3. Intensivere Ausrichtung auf den Kunden/Anforderer
Ein Kennzeichen von agilen Projekten ist es, dass der Kunde wesentlich stärker als in anderen Projektarten in den Ablauf mit einbezogen wird. Er ist Teil des Projektteam und ist der bestimmende Anforderer, wenn es zum Beispiel um die Vision, die User-Stories oder auch um die Beurteilung der Ergebnisse geht.

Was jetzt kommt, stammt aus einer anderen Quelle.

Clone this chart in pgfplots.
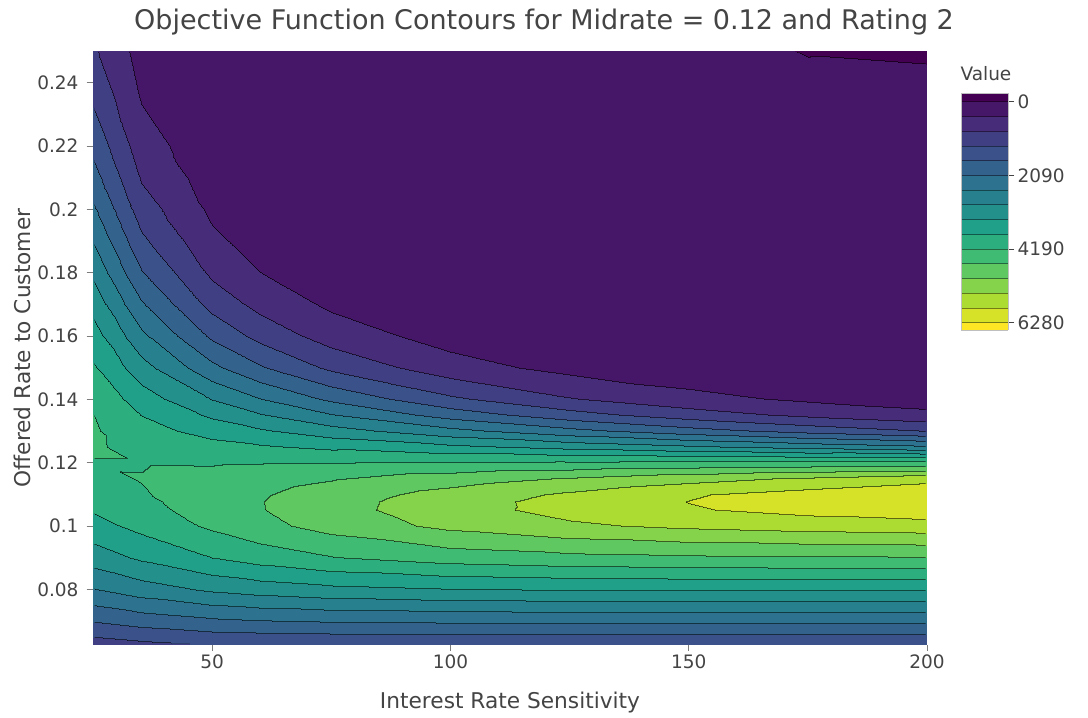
\documentclass[border=0pt]{standalone}
\usepackage{pgfplots}
\usepackage{pgfplotstable}
\pgfplotsset{compat=1.18}
\usepackage{fontspec}
\setmainfont{DejaVu Sans}
\setsansfont{DejaVu Sans}
\definecolor{txt}{HTML}{444444}
\pgfplotstableread{
x y z
25 0.0625 1041
35 0.0625 1150
50 0.0625 1262
60 0.0625 1275
75 0.0625 1285
100 0.0625 1290
125 0.0625 1292
150 0.0625 1292
175 0.0625 1292
200 0.0625 1292
25 0.07 1704
35 0.07 1867
50 0.07 2024
60 0.07 2085
75 0.07 2137
100 0.07 2171
125 0.07 2181
150 0.07 2184
175 0.07 2185
200 0.07 2185
25 0.08 2485
35 0.08 2727
50 0.08 2992
60 0.08 3113
75 0.08 3231
100 0.08 3328
125 0.08 3364
150 0.08 3378
175 0.08 3383
200 0.08 3384
25 0.09 3129
35 0.09 3415
50 0.09 3769
60 0.09 3954
75 0.09 4165
100 0.09 4380
125 0.09 4488
150 0.09 4540
175 0.09 4564
200 0.09 4576
25 0.1 3621
35 0.1 3892
50 0.1 4262
60 0.1 4482
75 0.1 4767
100 0.1 5131
125 0.1 5376
150 0.1 5534
175 0.1 5633
200 0.1 5693
25 0.105 3807
35 0.105 4043
50 0.105 4378
60 0.105 4585
75 0.105 4872
100 0.105 5275
125 0.105 5588
150 0.105 5825
175 0.105 5994
200 0.105 6115
25 0.1075 3885
35 0.1075 4097
50 0.1075 4399
60 0.1075 4591
75 0.1075 4863
100 0.1075 5263
125 0.1075 5595
150 0.1075 5870
175 0.1075 6070
200 0.1075 6231
25 0.11 3953
35 0.11 4150
50 0.11 4395
60 0.11 4565
75 0.11 4810
100 0.11 5185
125 0.11 5516
150 0.11 5825
175 0.11 6037
200 0.11 6234
25 0.115 4110
35 0.115 4200
50 0.115 4319
60 0.115 4422
75 0.115 4575
100 0.115 4824
125 0.115 5064
150 0.115 5292
175 0.115 5509
200 0.115 5712
25 0.12 4170
35 0.12 4165
50 0.12 4152
60 0.12 4164
75 0.12 4181
100 0.12 4210
125 0.12 4239
150 0.12 4269
175 0.12 4298
200 0.12 4327
25 0.125 4235
35 0.125 4060
50 0.125 3909
60 0.125 3813
75 0.125 3671
100 0.125 3436
125 0.125 3207
150 0.125 2985
175 0.125 2771
200 0.125 2566
25 0.13 4230
35 0.13 3926
50 0.13 3607
60 0.13 3400
75 0.13 3100
100 0.13 2631
125 0.13 2209
150 0.13 1836
175 0.13 1512
200 0.13 1236
25 0.135 4190
35 0.135 3759
50 0.135 3267
60 0.135 2958
75 0.135 2528
100 0.135 1909
125 0.135 1412
150 0.135 1029
175 0.135 740
200 0.135 528
25 0.14 4110
35 0.14 3560
50 0.14 2908
60 0.14 2516
75 0.14 2000
100 0.14 1327
125 0.14 858
150 0.14 545
175 0.14 342
200 0.14 213
25 0.15 3819
35 0.15 3101
50 0.15 2201
60 0.15 1722
75 0.15 1168
100 0.15 590
125 0.15 290
150 0.15 141
175 0.15 68
200 0.15 60
25 0.16 3530
35 0.16 2611
50 0.16 1588
60 0.16 1115
75 0.16 642
100 0.16 247
125 0.16 93
150 0.16 60
175 0.16 60
200 0.16 60
25 0.17 3195
35 0.17 2137
50 0.17 1105
60 0.17 695
75 0.17 340
100 0.17 101
125 0.17 60
150 0.17 60
175 0.17 60
200 0.17 60
25 0.18 2841
35 0.18 1709
50 0.18 750
60 0.18 423
75 0.18 176
100 0.18 60
125 0.18 60
150 0.18 60
175 0.18 60
200 0.18 60
25 0.19 2486
35 0.19 1342
50 0.19 500
60 0.19 254
75 0.19 90
100 0.19 60
125 0.19 60
150 0.19 60
175 0.19 60
200 0.19 60
25 0.2 2148
35 0.2 1039
50 0.2 329
60 0.2 150
75 0.2 60
100 0.2 60
125 0.2 60
150 0.2 60
175 0.2 60
200 0.2 60
25 0.21 1834
35 0.21 795
50 0.21 215
60 0.21 88
75 0.21 60
100 0.21 60
125 0.21 60
150 0.21 60
175 0.21 60
200 0.21 60
25 0.22 1552
35 0.22 604
50 0.22 139
60 0.22 60
75 0.22 60
100 0.22 60
125 0.22 60
150 0.22 60
175 0.22 60
200 0.22 60
25 0.235 1191
35 0.235 394
50 0.235 72
60 0.235 60
75 0.235 60
100 0.235 60
125 0.235 60
150 0.235 60
175 0.235 70
200 0.235 80
25 0.25 900
35 0.25 254
50 0.25 60
60 0.25 60
75 0.25 60
100 0.25 60
125 0.25 60
150 0.25 80
175 0.25 -10
200 0.25 -30
}\griddata
\pgfplotsset{
  gridaxis/.style={at={(93pt,73pt)}, anchor=south west, scale only axis,
    width=834pt, height=594pt, view={0}{90},
    point meta min=-418.667, point meta max=6698.667,
    colormap access=piecewise constant},
  bwmap/.style={colormap={bw}{gray=(0) gray=(1) gray=(0) gray=(1) gray=(0) gray=(1) gray=(0) gray=(1) gray=(0) gray=(1) gray=(0) gray=(1) gray=(0) gray=(1) gray=(0) gray=(1) gray=(0)}},
  gridplot/.style={surf, shader=interp, mesh/rows=24, mesh/cols=10},
}
\begin{document}
\begin{tikzpicture}
\useasboundingbox (0,0) rectangle (1088pt,718pt);
\fill[white] (0,0) rectangle (1088pt,718pt);
\begin{axis}[
  gridaxis,
  xmin=25, xmax=200, ymin=0.0625, ymax=0.25,
  colormap={pv}{rgb255=(68,1,84) rgb255=(70,23,104) rgb255=(71,44,122) rgb255=(65,63,132) rgb255=(59,81,138) rgb255=(51,98,141) rgb255=(45,114,142) rgb255=(39,128,142) rgb255=(35,144,140) rgb255=(32,160,136) rgb255=(45,174,127) rgb255=(64,187,115) rgb255=(96,200,96) rgb255=(132,211,74) rgb255=(172,220,49) rgb255=(213,226,40) rgb255=(253,231,37)},
  axis line style={draw=none},
  tick align=outside,
  major tick length=6pt,
  tick style={draw=txt!70, line width=0.8pt},
  xtick={50,100,150,200},
  xticklabels={50,100,150,200},
  ytick={0.08,0.1,0.12,0.14,0.16,0.18,0.2,0.22,0.24},
  yticklabels={0.08,0.1,0.12,0.14,0.16,0.18,0.2,0.22,0.24},
  ztick=\empty,
  xtick pos=left, ytick pos=left,
  ticklabel style={font=\fontsize{18.5}{22}\selectfont, text=txt},
  yticklabel style={xshift=-5pt},
  colorbar,
  colorbar shift/.style={},
  colorbar style={
    at={(parent axis.north east)}, anchor=north west,
    xshift=34pt, yshift=-42pt,
    scale only axis, width=47pt, height=237pt,
    y dir=reverse,
    ymin=-251, ymax=6489,
    ytick={0,2093.33,4186.67,6280},
    yticklabels={0,2090,4190,6280},
    ytick pos=right, yticklabel pos=right,
    tick align=outside, major tick length=6pt,
    ytick style={draw=txt, line width=0.8pt},
    extra y ticks={0,418.67,837.33,1256,1674.67,2093.33,2512,2930.67,3349.33,3768,4186.67,4605.33,5024,5442.67,5861.33,6280},
    extra y tick labels={},
    extra y tick style={grid=major, major tick length=0pt, major grid style={black, opacity=0.45, line width=0.8pt}},
    axis on top,
    axis line style={draw=gray!50, line width=1pt},
    yticklabel style={font=\fontsize{18.5}{22}\selectfont, text=txt},
    title={Value},
    title style={at={(0,1)}, anchor=south west, xshift=-4pt, yshift=3pt, font=\fontsize{18.5}{22}\selectfont, text=txt},
    colormap access=piecewise constant,
  },
]
\addplot3[gridplot] table {\griddata};
\end{axis}
% contour lines: band edges found with a horizontal shift
\begin{scope}[blend mode=multiply]
\begin{scope}[transparency group]
\begin{scope}[blend mode=normal]
\begin{axis}[gridaxis, bwmap, hide axis, xmin=25, xmax=200, ymin=0.0625, ymax=0.25]
\addplot3[gridplot] table {\griddata};
\end{axis}
\end{scope}
\begin{scope}[blend mode=difference]
\begin{axis}[gridaxis, bwmap, hide axis, xmin=24.79017, xmax=199.79017, ymin=0.0625, ymax=0.25]
\addplot3[gridplot] table {\griddata};
\end{axis}
\end{scope}
\fill[white, blend mode=difference] (91pt,71pt) rectangle (929pt,669pt);
\fill[white, blend mode=normal, opacity=0.45] (91pt,71pt) rectangle (929pt,669pt);
\fill[white, blend mode=normal, even odd rule] (89pt,69pt) rectangle (931pt,671pt) (94.5pt,74.5pt) rectangle (925.5pt,665.5pt);
\end{scope}
\end{scope}
% contour lines: band edges found with a vertical shift
\begin{scope}[blend mode=multiply]
\begin{scope}[transparency group]
\begin{scope}[blend mode=normal]
\begin{axis}[gridaxis, bwmap, hide axis, xmin=25, xmax=200, ymin=0.0625, ymax=0.25]
\addplot3[gridplot] table {\griddata};
\end{axis}
\end{scope}
\begin{scope}[blend mode=difference]
\begin{axis}[gridaxis, bwmap, hide axis, xmin=25, xmax=200, ymin=0.06218434, ymax=0.24968434]
\addplot3[gridplot] table {\griddata};
\end{axis}
\end{scope}
\fill[white, blend mode=difference] (91pt,71pt) rectangle (929pt,669pt);
\fill[white, blend mode=normal, opacity=0.45] (91pt,71pt) rectangle (929pt,669pt);
\fill[white, blend mode=normal, even odd rule] (89pt,69pt) rectangle (931pt,671pt) (94.5pt,74.5pt) rectangle (925.5pt,665.5pt);
\end{scope}
\end{scope}
\node[font=\fontsize{27}{32}\selectfont, text=txt] at (544pt,696pt) {Objective Function Contours for Midrate = 0.12 and Rating 2};
\node[font=\fontsize{21.7}{26}\selectfont, text=txt] at (510pt,15pt) {Interest Rate Sensitivity};
\node[font=\fontsize{21.7}{26}\selectfont, text=txt, rotate=90] at (22pt,370pt) {Offered Rate to Customer};
\end{tikzpicture}
\end{document}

4. Die Motivation im Projektteam ist größer
Wenn agile Instrumente nicht nur angewendet werden, sondern die auch das agile Mindset wirklich verinnerlicht ist, dann ist das eine Garantie für ein motiviertes Projektteam, das mit Engagement und Spaß bei der Sache ist.
Du siehst, es gibt nachweisliche gute Gründe agil zu sein.
Wann sollten wir agiles Projektmanagement einsetzen?
Viele Projektmanager kommen häufig aus der klassischen Welt und ihnen stellt sich zunächst die Frage wann sich agiles Projektmanagement anbietet. Und wann es besser ist, bei der klassischen Projektvorgehensweise zu bleiben. Wenn sich nun eine agile Vorgehensweise anbietet, sind die Befürchtungen groß, wie dann den Wechsel von klassisch nach agil zu schaffen ist. Gottseidank ist diese Befürchtung unbegründet. Es geht nicht um ein “Entweder-Oder“, nicht um agile Projekte oder klassische Projekte. Eine Mischung in jedweder Form ist möglich.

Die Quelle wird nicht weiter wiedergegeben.